I’m neither shocked nor outraged at the idea, please mind. I don’t think I’m even complaining. For if nobody’s a fool, then neither am I, and I’m entitled to a non-fool’s Sunday awareness that, whoever we are, no matter how like a blast furnace the heat from the candles on our latest birthday cake, and however presumably lofty the intellectual, moral, and spiritual heights we’ve all reached, our gusto for the lurid or partly lurid (which, of course, includes both low and superior gossip) is probably the last of our fleshy appetites to be sated or effectively curbed. (But, my God, why do I rant on? Why am I not going straight to the poet for an illustration? One of Seymour’s hundred and eighty-four poems—a shocker on the first impact only; on the second, as heartening a paean to the living as I’ve read—is about a distinguished old ascetic on his deathbed, surrounded by chanting priests and disciples, who lies straining to hear what the washerwoman in the courtyard is saying about his neighbour’s laundry. The old gentleman, Seymour makes it clear, is faintly wishing the priests would keep their voices down a bit.)
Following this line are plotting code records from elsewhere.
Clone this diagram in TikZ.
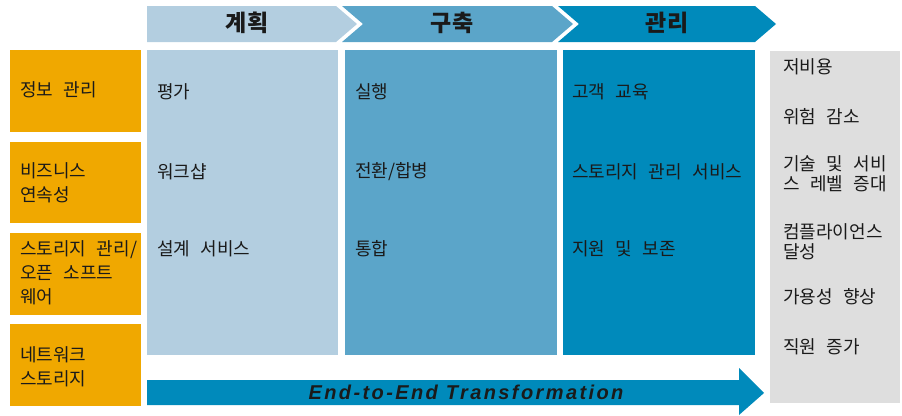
\documentclass[tikz,border=0pt]{standalone}
\usepackage{fontspec}
\setmainfont{Noto Sans CJK KR}[WordSpace=2.6]
\newfontfamily\arrowfont[LetterSpace=12]{Liberation Sans}
\definecolor{cA}{HTML}{B3CEE0}
\definecolor{cB}{HTML}{5BA5C9}
\definecolor{cC}{HTML}{008ABB}
\definecolor{cOr}{HTML}{F0A800}
\definecolor{cGr}{HTML}{DEDEDE}
\definecolor{txt}{HTML}{1A1A1A}
\tikzset{
  lbl/.style={anchor=west, inner sep=0pt, text=txt, font=\fontsize{18}{24}\selectfont, align=left},
  rlbl/.style={anchor=west, inner sep=0pt, text=txt, font=\fontsize{18}{20}\selectfont, align=left},
  hdr/.style={inner sep=0pt, text=txt, font=\fontsize{23}{24}\selectfont\bfseries},
}
\begin{document}
\begin{tikzpicture}[x=1pt,y=-1pt]
\useasboundingbox (0,0) rectangle (902,415);
% header chevrons
\fill[cA] (147,6) -- (336,6) -- (357,24) -- (336,42) -- (147,42) -- cycle;
\fill[cB] (342,6) -- (552,6) -- (573,24) -- (552,42) -- (342,42) -- (363,24) -- cycle;
\fill[cC] (558,6) -- (755,6) -- (776,24) -- (755,42) -- (558,42) -- (579,24) -- cycle;
\node[hdr] (h1) at (247,23) {계획};
\node[hdr] (h2) at (452,23) {구축};
\node[hdr] (h3) at (667,23) {관리};
% columns
\fill[cA] (147,50) rectangle (338,355);
\fill[cB] (345,50) rectangle (557,355);
\fill[cC] (563,50) rectangle (755,355);
\node[lbl] (a1) at (157,92) {평가};
\node[lbl] (a2) at (157,172) {워크샵};
\node[lbl] (a3) at (157,249) {설계 서비스};
\node[lbl] (b1) at (355,92) {실행};
\node[lbl] (b2) at (355,172) {전환/합병};
\node[lbl] (b3) at (355,249) {통합};
\node[lbl] (c1) at (572,92) {고객 교육};
\node[lbl] (c2) at (572,172) {스토리지 관리 서비스};
\node[lbl] (c3) at (572,249) {지원 및 보존};
% left boxes
\fill[cOr] (10,50) rectangle (141,132);
\fill[cOr] (10,142) rectangle (141,223);
\fill[cOr] (10,233) rectangle (141,315);
\fill[cOr] (10,324) rectangle (141,406);
\node[lbl] (l1) at (20,90) {정보 관리};
\node[lbl] (l2) at (20,182.5) {비즈니스\\연속성};
\node[lbl] (l3) at (20,273) {스토리지 관리/\\오픈 소프트\\웨어};
\node[lbl] (l4) at (20,366.5) {네트워크\\스토리지};
% right panel
\fill[cGr] (770,51) rectangle (900,403);
\node[rlbl] (r1) at (783,67) {저비용};
\node[rlbl] (r2) at (783,117) {위험 감소};
\node[rlbl] (r3) at (783,174) {기술 및 서비\\스 레벨 증대};
\node[rlbl] (r4) at (783,241.5) {컴플라이언스\\달성};
\node[rlbl] (r5) at (783,297) {가용성 향상};
\node[rlbl] (r6) at (783,347) {직원 증가};
% bottom arrow
\fill[cC] (147,380) -- (739,380) -- (739,368) -- (764,393) -- (739,415) -- (739,405) -- (147,405) -- cycle;
\node[inner sep=0pt, text=txt, font=\arrowfont\fontsize{20}{22}\selectfont\bfseries\itshape] (bt) at (466,392) {End-to-End Transformation};
\end{tikzpicture}
\end{document}
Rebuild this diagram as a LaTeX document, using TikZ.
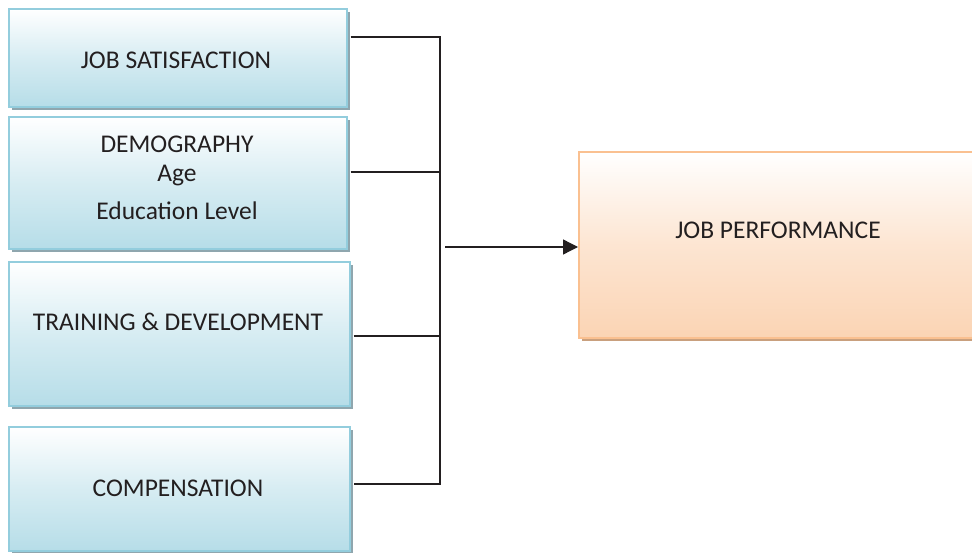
\documentclass[tikz,border=0pt]{standalone}
\usepackage{fontspec}
\setmainfont{Carlito}
\usetikzlibrary{arrows.meta,shadows,calc}
\definecolor{bluebot}{HTML}{B6DDE8}
\definecolor{blueedge}{HTML}{93CDDD}
\definecolor{blueshadow}{HTML}{8FA6AE}
\definecolor{orbot}{HTML}{FBD4B4}
\definecolor{oredge}{HTML}{FAC090}
\definecolor{orshadow}{HTML}{C9A07E}
\definecolor{txt}{HTML}{231F20}
\tikzset{
  bluebox/.style={rectangle, anchor=north west, inner sep=0pt, line width=1.6pt,
    draw=blueedge, top color=white, bottom color=bluebot, middle color=bluebot!55,
    general shadow={shadow xshift=3pt, shadow yshift=-3pt, fill=blueshadow}},
  orbox/.style={rectangle, anchor=north west, inner sep=0pt, line width=1.6pt,
    draw=oredge, top color=white, bottom color=orbot, middle color=orbot!60,
    general shadow={shadow xshift=3pt, shadow yshift=-3pt, fill=orshadow}},
  lbl/.style={font=\fontsize{25.5}{30}\selectfont, text=txt, inner sep=0pt, align=center},
  conn/.style={line width=1.3pt, draw=txt},
}
\begin{document}
\begin{tikzpicture}[x=1pt,y=-1pt]
\useasboundingbox (0,0) rectangle (972,553);
\node[bluebox, minimum width=338pt, minimum height=98pt] (b1) at (8,8) {};
\node[bluebox, minimum width=338pt, minimum height=132pt] (b2) at (8,116) {};
\node[bluebox, minimum width=341pt, minimum height=144pt] (b3) at (8,261) {};
\node[bluebox, minimum width=341pt, minimum height=124pt] (b4) at (8,426) {};
\node[orbox, minimum width=400pt, minimum height=186pt] (jp) at (578,151) {};

\node[lbl] (t1) at (176,60) {JOB SATISFACTION};
\node[lbl] (t2a) at (177,144) {DEMOGRAPHY};
\node[lbl] (t2b) at (177,176) {Age};
\node[lbl] (t2c) at (177,211) {Education Level};
\node[lbl] (t3) at (178,322) {TRAINING \& DEVELOPMENT};
\node[lbl] (t4) at (178,488) {COMPENSATION};
\node[lbl] (t5) at (778,230) {JOB PERFORMANCE};

\coordinate (j1) at (440,37);
\coordinate (j2) at (440,172);
\coordinate (j3) at (440,336);
\coordinate (j4) at (440,484);
\coordinate (a0) at (445,247);

\draw[conn] ($(b1.east |- j1)+(3,0)$) -- (j1) -- (j4) -- ($(b4.east |- j4)+(3,0)$);
\draw[conn] ($(b2.east |- j2)+(3,0)$) -- (j2);
\draw[conn] ($(b3.east |- j3)+(3,0)$) -- (j3);
\draw[conn, -{Triangle[length=15pt,width=15pt]}] (a0) -- (jp.west |- a0);
\end{tikzpicture}
\end{document}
I can see, though, that I’m having a little of the usual trouble entailed in trying to make a very convenient generalization stay still and docile long enough to support a wild specific premise. I don’t relish being sensible about it, but I suppose I must. It seems to me indisputably true that a good many people, the wide world over, of varying ages, cultures, natural endowments, respond with a special impetus, a zing, even, in some cases, to artists and poets who as well as having a reputation for producing great or fine art have something garishly Wrong with them as persons: a spectacular flaw in character or citizenship, a construably romantic affliction or addiction—extreme self-centeredness, marital infidelity, stone-deafness, stone-blindness, a terrible thirst, a mortally bad cough, a soft spot for prostitutes, a partiality for grand-scale adultery or incest, a certified or uncertified weakness for opium or sodomy, and so on, God have mercy on the lonely bastards. If suicide isn’t at the top of the list of compelling infirmities for creative men, the suicide poet or artist, one can’t help noticing, has always been given a very considerable amount of avid attention, not seldom on sentimental grounds almost exclusively, as if he were (to put it much more horribly than I really want to) the floppy-eared runt of the litter. It’s a thought, anyway, finally said, that I’ve lost sleep over many times, and possibly will again.”